Class SuffixTree

java.lang.Object
org.carrot2.text.suffixtree.SuffixTree

public final class SuffixTree
extends Object
Builds a suffix tree (or generalized suffix tree) on a sequence of any integers (or objects that can be represented as unique integers). A direct implementation of Esko Ukkonen's algorithm, but optimized for Java to use primitive data types instead of objects (or boxed types).
See Also:
"E. Ukkonen, On-line construction of suffix trees, Algorithmica, 1995, volume 14, number 3, pages 249-260."
  • Field Details

  • Constructor Details

  • Method Details

    • getTransitionsCount

      public final int getTransitionsCount()
      Returns:
      Return the number of transitions (edges) in the tree.
    • getStatesCount

      public final int getStatesCount()
      Returns:
      Return the number of states in the tree.
    • containsSuffix

      public boolean containsSuffix​(Sequence seq)
      Returns:
      true if this suffix tree has a path from the root state to a leaf state corresponding to a given sequence of objects.

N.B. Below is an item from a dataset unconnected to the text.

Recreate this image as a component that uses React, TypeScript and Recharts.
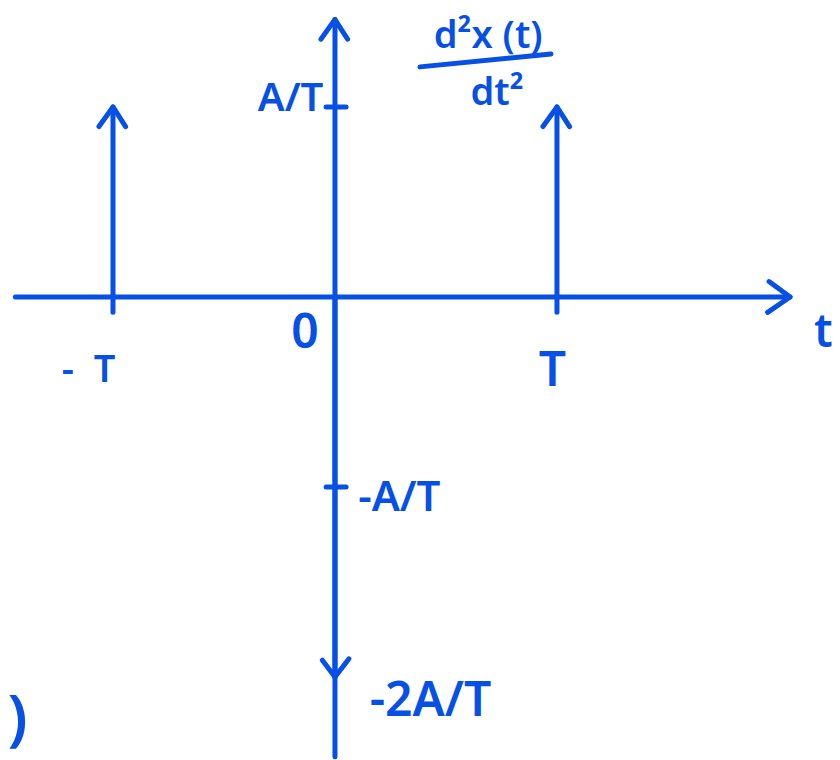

This indicates the input sequence had a suffix identical to sequence.
    • visit

      public final void visit​(SuffixTree.IVisitor visitor)
      Walks the states and edges of the suffix tree, depth-first.
    • visitState

      public final void visitState​(int state, SuffixTree.IVisitor visitor)
      Start visiting from a given state.
    • getRootState

      public int getRootState()
      For procedural traversals (not visitors).
    • isLeaf

      public final boolean isLeaf​(int state)
      Check if state is a leaf (has no outgoing edges).
    • firstEdge

      public final int firstEdge​(int state)
      Returns the index of the first edge from a given state or NO_EDGE if a given state has no edges. Does not perform any sanity check on the input state.
    • nextEdge

      public final int nextEdge​(int edge)
      Returns the index of the next edge (sibling) or NO_EDGE if edge is the last edge in its state.
    • findEdge

      public final int findEdge​(int state, int symbol)
      Find a transition from state state, labeled with a given symbol. NO_EDGE is returned if there is no such edge.
    • getToState

      public int getToState​(int edge)
      Returns the target state for a given edge.
    • getStartIndex

      public int getStartIndex​(int edge)
      Returns the edge label's start index (inclusive).
    • getEndIndex

      public int getEndIndex​(int edge)
      Returns the edge label's end index (inclusive).